--- Exercise description ---
Starting at the line that contains "Reproduce this chart" and stopping at the line that contains "0.8, 0.9, 1.0];", copy every line exactly, both ends included, without the pictures.

--- Provided material ---
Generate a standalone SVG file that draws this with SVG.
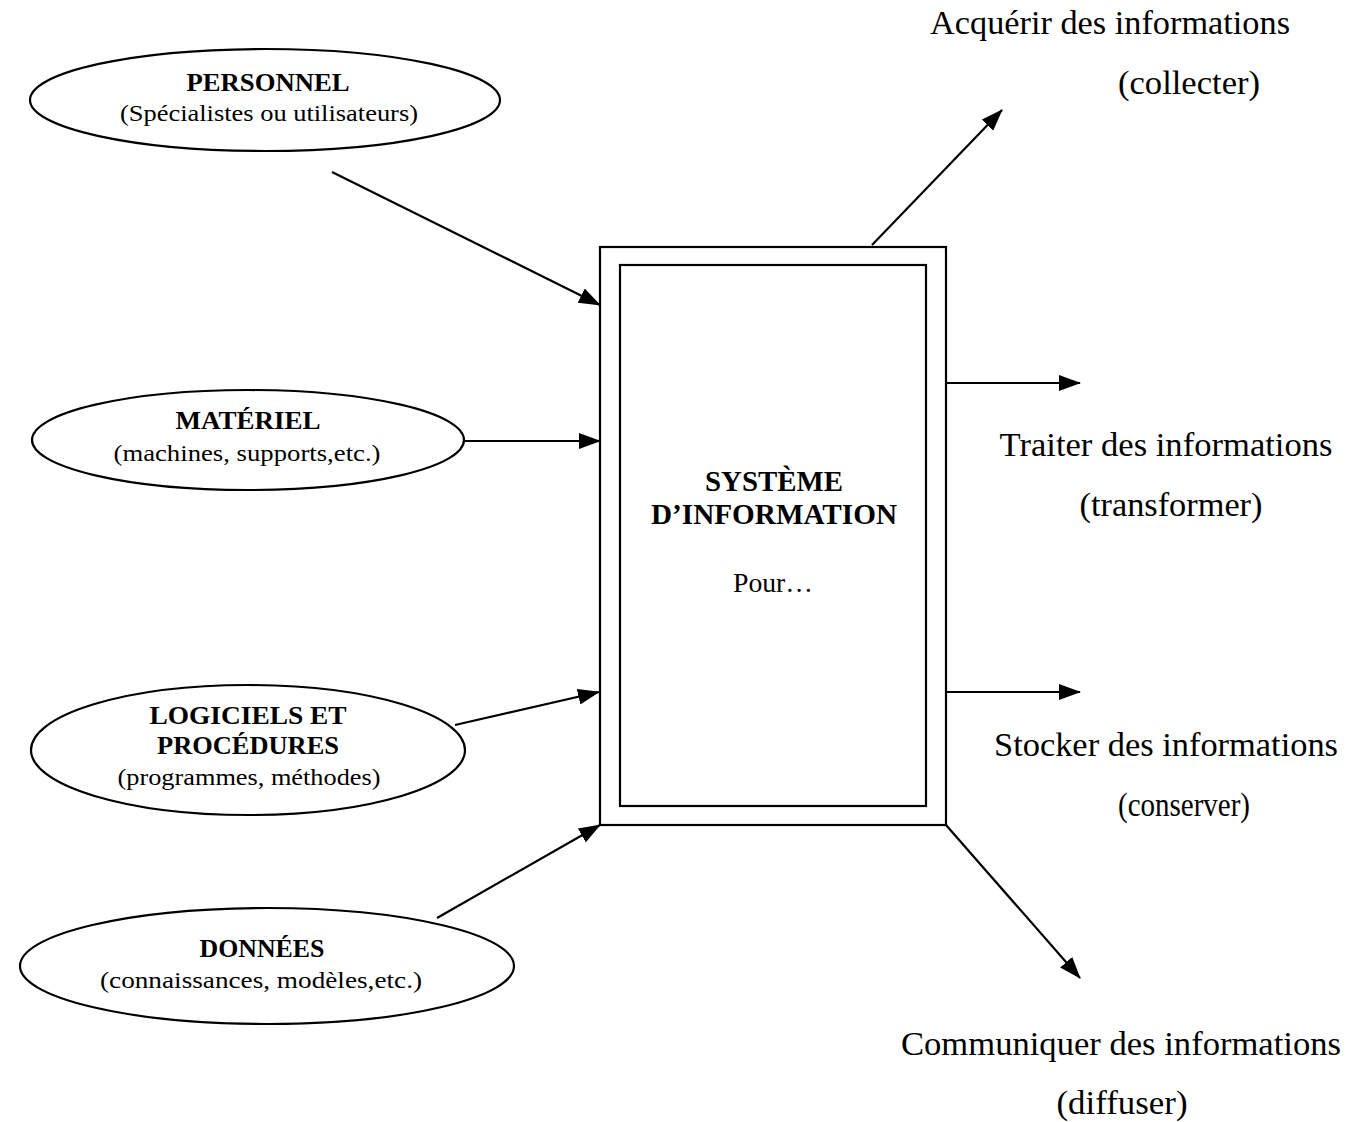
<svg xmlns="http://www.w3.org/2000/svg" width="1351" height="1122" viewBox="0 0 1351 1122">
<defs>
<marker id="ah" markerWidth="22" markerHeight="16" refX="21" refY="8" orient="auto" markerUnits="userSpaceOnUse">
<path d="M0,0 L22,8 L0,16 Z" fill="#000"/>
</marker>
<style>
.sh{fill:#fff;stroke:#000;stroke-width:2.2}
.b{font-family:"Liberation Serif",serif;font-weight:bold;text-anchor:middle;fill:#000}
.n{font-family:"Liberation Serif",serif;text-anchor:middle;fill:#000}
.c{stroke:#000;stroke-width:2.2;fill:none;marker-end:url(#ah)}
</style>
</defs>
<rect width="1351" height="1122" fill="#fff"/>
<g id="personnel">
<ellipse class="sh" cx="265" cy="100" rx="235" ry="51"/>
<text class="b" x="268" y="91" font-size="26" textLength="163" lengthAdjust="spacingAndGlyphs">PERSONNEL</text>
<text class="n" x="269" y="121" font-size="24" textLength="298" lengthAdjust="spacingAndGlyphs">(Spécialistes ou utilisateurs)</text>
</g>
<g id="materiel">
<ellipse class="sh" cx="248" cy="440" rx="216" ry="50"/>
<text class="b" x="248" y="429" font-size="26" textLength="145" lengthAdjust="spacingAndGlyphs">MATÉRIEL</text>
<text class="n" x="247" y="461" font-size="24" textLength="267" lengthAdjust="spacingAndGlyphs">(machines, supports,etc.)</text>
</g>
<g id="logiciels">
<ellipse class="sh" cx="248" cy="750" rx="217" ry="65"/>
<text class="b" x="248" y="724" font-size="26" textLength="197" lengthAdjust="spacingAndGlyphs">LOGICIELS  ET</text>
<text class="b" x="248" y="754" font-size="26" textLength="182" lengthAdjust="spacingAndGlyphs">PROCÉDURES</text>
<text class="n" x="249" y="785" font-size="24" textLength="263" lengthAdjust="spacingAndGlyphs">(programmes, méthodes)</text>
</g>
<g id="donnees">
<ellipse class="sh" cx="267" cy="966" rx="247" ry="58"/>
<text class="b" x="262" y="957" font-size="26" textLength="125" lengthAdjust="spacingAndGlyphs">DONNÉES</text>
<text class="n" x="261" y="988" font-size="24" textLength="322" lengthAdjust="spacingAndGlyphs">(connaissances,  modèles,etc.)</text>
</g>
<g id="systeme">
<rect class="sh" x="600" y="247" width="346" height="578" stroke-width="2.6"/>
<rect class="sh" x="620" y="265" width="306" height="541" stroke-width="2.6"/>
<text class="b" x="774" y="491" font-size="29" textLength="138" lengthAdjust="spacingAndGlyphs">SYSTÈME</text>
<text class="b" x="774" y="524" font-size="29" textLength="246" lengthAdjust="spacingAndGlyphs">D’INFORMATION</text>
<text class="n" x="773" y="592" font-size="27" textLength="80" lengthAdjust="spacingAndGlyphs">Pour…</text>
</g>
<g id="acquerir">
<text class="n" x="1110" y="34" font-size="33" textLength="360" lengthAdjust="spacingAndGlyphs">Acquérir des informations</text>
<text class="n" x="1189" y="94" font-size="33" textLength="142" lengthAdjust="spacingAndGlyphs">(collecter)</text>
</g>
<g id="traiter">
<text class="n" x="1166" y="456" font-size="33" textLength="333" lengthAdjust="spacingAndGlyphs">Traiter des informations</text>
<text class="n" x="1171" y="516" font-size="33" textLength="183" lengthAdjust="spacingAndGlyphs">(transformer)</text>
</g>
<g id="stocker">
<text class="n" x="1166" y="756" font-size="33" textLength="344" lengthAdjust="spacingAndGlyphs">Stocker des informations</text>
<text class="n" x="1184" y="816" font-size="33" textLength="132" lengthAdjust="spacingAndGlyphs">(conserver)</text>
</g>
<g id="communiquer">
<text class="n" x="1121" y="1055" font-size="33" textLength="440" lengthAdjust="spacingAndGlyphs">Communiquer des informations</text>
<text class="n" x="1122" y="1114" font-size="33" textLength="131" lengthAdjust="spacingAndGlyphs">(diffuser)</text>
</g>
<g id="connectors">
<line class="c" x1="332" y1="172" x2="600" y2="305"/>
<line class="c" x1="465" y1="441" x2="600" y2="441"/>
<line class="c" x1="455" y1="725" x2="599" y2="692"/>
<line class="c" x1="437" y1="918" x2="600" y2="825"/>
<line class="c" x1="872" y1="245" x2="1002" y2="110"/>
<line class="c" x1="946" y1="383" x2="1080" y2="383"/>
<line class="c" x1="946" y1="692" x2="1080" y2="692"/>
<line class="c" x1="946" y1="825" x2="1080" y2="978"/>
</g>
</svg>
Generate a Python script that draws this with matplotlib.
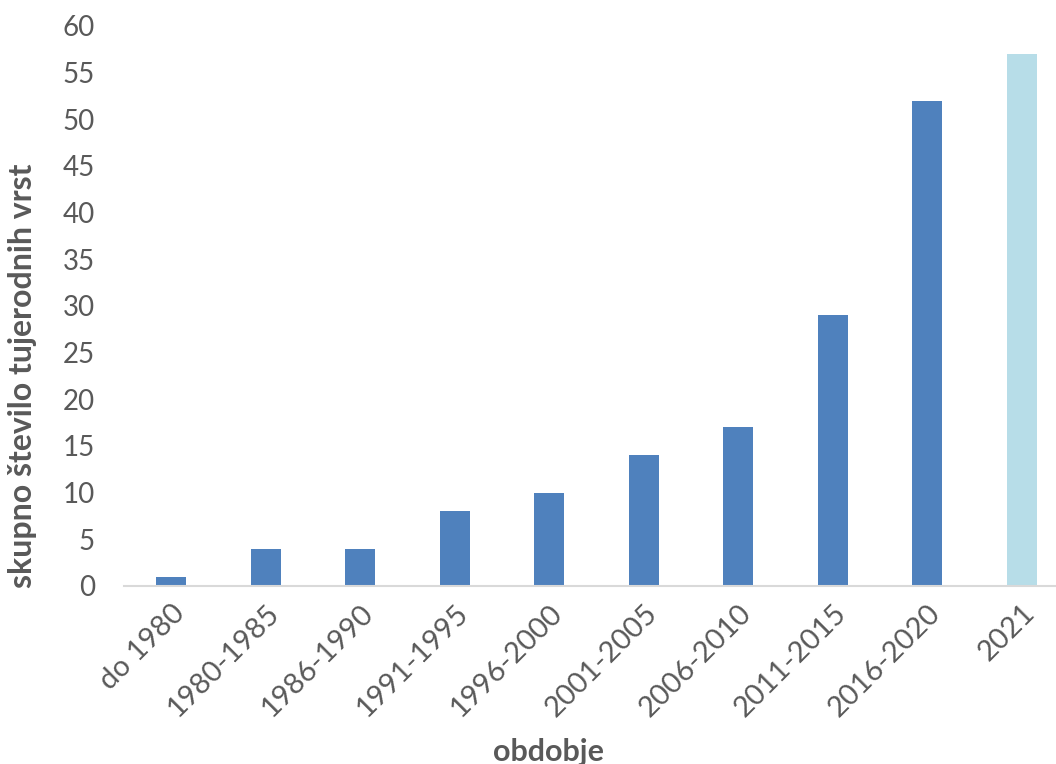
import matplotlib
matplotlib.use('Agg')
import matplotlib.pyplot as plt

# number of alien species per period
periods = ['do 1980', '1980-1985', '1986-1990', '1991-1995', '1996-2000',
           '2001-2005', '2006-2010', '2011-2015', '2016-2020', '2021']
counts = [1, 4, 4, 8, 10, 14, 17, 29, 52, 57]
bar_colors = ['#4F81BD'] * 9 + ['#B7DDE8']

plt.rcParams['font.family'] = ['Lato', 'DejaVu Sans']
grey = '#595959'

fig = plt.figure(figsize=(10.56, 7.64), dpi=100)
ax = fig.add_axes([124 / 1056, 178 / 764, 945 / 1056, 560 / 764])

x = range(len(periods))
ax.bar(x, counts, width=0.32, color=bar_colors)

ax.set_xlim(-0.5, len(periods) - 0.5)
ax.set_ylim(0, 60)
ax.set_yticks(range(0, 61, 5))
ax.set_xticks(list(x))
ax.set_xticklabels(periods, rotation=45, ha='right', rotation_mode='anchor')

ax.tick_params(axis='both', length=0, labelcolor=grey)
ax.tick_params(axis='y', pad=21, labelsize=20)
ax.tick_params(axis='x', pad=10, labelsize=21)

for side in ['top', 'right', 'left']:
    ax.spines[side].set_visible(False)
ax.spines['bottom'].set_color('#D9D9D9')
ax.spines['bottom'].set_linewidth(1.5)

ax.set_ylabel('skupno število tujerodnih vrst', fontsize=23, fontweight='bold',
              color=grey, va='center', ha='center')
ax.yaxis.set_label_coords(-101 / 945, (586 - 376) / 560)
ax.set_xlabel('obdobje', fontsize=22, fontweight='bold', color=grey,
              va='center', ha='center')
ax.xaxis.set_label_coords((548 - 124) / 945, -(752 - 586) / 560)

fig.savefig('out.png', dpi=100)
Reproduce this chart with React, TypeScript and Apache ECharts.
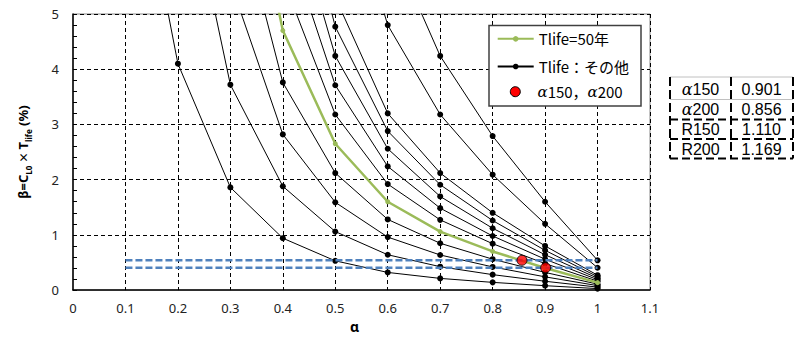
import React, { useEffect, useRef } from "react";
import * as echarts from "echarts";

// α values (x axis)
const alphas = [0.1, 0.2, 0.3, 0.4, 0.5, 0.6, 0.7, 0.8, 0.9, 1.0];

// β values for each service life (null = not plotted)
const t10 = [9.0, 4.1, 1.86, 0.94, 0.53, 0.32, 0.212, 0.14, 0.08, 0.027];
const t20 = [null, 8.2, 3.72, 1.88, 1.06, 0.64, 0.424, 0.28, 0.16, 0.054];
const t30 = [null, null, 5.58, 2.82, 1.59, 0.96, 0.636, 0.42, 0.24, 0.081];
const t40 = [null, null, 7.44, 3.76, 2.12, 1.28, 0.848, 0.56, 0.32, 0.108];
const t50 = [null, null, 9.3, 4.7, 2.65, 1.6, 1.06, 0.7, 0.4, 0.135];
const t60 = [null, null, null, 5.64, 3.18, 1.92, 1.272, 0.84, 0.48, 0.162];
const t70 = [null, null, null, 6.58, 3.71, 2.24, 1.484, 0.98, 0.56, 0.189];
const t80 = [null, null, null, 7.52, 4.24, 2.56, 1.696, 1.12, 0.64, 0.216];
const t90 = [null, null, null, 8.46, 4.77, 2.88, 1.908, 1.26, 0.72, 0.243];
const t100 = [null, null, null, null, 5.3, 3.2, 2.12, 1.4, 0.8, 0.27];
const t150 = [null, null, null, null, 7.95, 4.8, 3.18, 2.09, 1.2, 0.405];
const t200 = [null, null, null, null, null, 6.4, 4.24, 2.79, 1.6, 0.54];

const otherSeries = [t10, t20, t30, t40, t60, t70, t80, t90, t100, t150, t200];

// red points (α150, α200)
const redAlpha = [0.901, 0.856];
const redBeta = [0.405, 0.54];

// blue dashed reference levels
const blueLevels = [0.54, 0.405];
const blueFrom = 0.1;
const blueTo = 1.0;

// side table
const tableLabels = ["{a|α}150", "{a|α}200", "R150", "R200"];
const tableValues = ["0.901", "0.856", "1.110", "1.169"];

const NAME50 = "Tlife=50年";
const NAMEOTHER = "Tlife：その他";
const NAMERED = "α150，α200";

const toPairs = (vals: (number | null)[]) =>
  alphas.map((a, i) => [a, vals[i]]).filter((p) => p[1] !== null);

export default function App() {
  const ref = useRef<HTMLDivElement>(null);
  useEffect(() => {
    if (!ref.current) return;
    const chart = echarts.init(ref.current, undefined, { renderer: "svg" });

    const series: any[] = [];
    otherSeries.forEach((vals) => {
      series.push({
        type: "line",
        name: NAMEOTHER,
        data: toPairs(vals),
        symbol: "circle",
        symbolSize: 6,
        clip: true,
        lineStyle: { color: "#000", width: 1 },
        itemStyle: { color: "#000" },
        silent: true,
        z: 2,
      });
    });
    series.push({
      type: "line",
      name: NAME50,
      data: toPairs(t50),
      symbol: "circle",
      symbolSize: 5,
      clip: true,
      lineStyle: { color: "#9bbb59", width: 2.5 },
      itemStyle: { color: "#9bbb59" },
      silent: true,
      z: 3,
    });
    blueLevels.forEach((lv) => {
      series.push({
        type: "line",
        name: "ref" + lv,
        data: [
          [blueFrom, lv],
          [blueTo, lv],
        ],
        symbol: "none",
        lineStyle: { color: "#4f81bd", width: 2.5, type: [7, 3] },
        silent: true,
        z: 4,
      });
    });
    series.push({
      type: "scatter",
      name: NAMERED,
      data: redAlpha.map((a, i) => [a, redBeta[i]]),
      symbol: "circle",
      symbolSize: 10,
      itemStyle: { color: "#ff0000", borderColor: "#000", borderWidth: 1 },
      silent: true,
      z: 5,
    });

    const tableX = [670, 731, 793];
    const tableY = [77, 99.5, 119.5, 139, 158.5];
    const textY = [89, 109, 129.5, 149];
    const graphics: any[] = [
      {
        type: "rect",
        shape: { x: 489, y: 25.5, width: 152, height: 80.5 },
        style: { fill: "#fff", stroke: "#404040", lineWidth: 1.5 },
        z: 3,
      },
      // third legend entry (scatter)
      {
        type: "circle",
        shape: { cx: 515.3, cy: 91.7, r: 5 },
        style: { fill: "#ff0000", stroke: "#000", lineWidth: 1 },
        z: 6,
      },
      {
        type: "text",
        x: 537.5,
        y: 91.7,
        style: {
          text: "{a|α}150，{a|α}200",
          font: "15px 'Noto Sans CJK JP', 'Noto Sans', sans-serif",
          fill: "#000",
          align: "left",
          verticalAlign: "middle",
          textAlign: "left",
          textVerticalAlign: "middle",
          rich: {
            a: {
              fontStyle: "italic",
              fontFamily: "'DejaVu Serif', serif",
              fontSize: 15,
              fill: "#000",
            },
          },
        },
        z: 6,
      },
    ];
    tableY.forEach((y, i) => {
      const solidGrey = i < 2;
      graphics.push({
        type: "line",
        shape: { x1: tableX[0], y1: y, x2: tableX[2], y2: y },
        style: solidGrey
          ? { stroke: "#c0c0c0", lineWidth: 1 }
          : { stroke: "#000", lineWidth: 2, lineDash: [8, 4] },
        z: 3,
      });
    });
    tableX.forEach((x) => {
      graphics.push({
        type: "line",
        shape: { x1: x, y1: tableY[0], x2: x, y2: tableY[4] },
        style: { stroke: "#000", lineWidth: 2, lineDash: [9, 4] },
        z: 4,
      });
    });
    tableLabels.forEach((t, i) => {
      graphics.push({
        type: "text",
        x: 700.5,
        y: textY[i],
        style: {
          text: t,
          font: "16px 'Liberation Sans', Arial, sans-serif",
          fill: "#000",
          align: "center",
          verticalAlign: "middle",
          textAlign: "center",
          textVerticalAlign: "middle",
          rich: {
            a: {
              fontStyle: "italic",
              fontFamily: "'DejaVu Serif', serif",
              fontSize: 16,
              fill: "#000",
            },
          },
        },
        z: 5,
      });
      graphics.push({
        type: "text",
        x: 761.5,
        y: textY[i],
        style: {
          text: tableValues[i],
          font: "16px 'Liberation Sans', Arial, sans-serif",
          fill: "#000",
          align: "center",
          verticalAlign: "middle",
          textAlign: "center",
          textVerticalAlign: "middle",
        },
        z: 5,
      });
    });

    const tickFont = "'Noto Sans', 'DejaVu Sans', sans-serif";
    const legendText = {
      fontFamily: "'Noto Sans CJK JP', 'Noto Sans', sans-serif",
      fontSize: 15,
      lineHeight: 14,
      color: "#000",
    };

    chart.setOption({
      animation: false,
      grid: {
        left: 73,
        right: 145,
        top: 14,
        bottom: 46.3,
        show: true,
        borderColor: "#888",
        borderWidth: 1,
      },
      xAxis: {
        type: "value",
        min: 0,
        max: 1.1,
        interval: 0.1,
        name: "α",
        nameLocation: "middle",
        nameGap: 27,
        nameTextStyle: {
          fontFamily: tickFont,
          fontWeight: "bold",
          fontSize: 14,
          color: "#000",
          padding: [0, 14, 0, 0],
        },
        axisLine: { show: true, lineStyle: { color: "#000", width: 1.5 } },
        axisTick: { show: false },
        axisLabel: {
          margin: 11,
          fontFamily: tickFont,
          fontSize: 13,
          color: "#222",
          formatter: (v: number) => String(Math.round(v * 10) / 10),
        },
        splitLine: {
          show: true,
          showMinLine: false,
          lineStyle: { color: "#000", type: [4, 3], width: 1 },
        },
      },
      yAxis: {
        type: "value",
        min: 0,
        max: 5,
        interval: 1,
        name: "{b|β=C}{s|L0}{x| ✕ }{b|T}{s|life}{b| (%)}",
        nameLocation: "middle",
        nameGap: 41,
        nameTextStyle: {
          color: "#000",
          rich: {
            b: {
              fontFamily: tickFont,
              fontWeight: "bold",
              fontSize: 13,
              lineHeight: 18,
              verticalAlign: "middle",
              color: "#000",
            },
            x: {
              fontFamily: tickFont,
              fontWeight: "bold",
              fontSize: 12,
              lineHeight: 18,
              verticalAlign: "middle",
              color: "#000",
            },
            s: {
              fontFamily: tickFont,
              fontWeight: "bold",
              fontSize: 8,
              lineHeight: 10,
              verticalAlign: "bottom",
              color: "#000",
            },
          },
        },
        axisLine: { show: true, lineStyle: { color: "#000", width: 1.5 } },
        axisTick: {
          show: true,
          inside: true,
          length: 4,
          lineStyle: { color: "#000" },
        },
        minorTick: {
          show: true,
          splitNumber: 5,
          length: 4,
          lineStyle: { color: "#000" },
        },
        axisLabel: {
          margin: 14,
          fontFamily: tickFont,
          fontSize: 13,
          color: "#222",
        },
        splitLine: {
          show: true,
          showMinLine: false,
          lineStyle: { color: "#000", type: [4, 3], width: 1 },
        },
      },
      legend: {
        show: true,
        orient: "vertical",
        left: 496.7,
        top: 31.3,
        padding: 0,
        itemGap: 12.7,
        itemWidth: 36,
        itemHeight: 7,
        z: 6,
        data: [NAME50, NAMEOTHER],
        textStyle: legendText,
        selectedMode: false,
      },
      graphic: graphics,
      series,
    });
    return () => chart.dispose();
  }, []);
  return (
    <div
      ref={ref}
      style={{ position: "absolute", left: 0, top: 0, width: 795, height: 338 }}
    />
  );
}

--- Task output ---
Reproduce this chart with React, TypeScript and Apache ECharts.
import React, { useEffect, useRef } from "react";
import * as echarts from "echarts";

// α values (x axis)
const alphas = [0.1, 0.2, 0.3, 0.4, 0.5, 0.6, 0.7, 0.8, 0.9, 1.0];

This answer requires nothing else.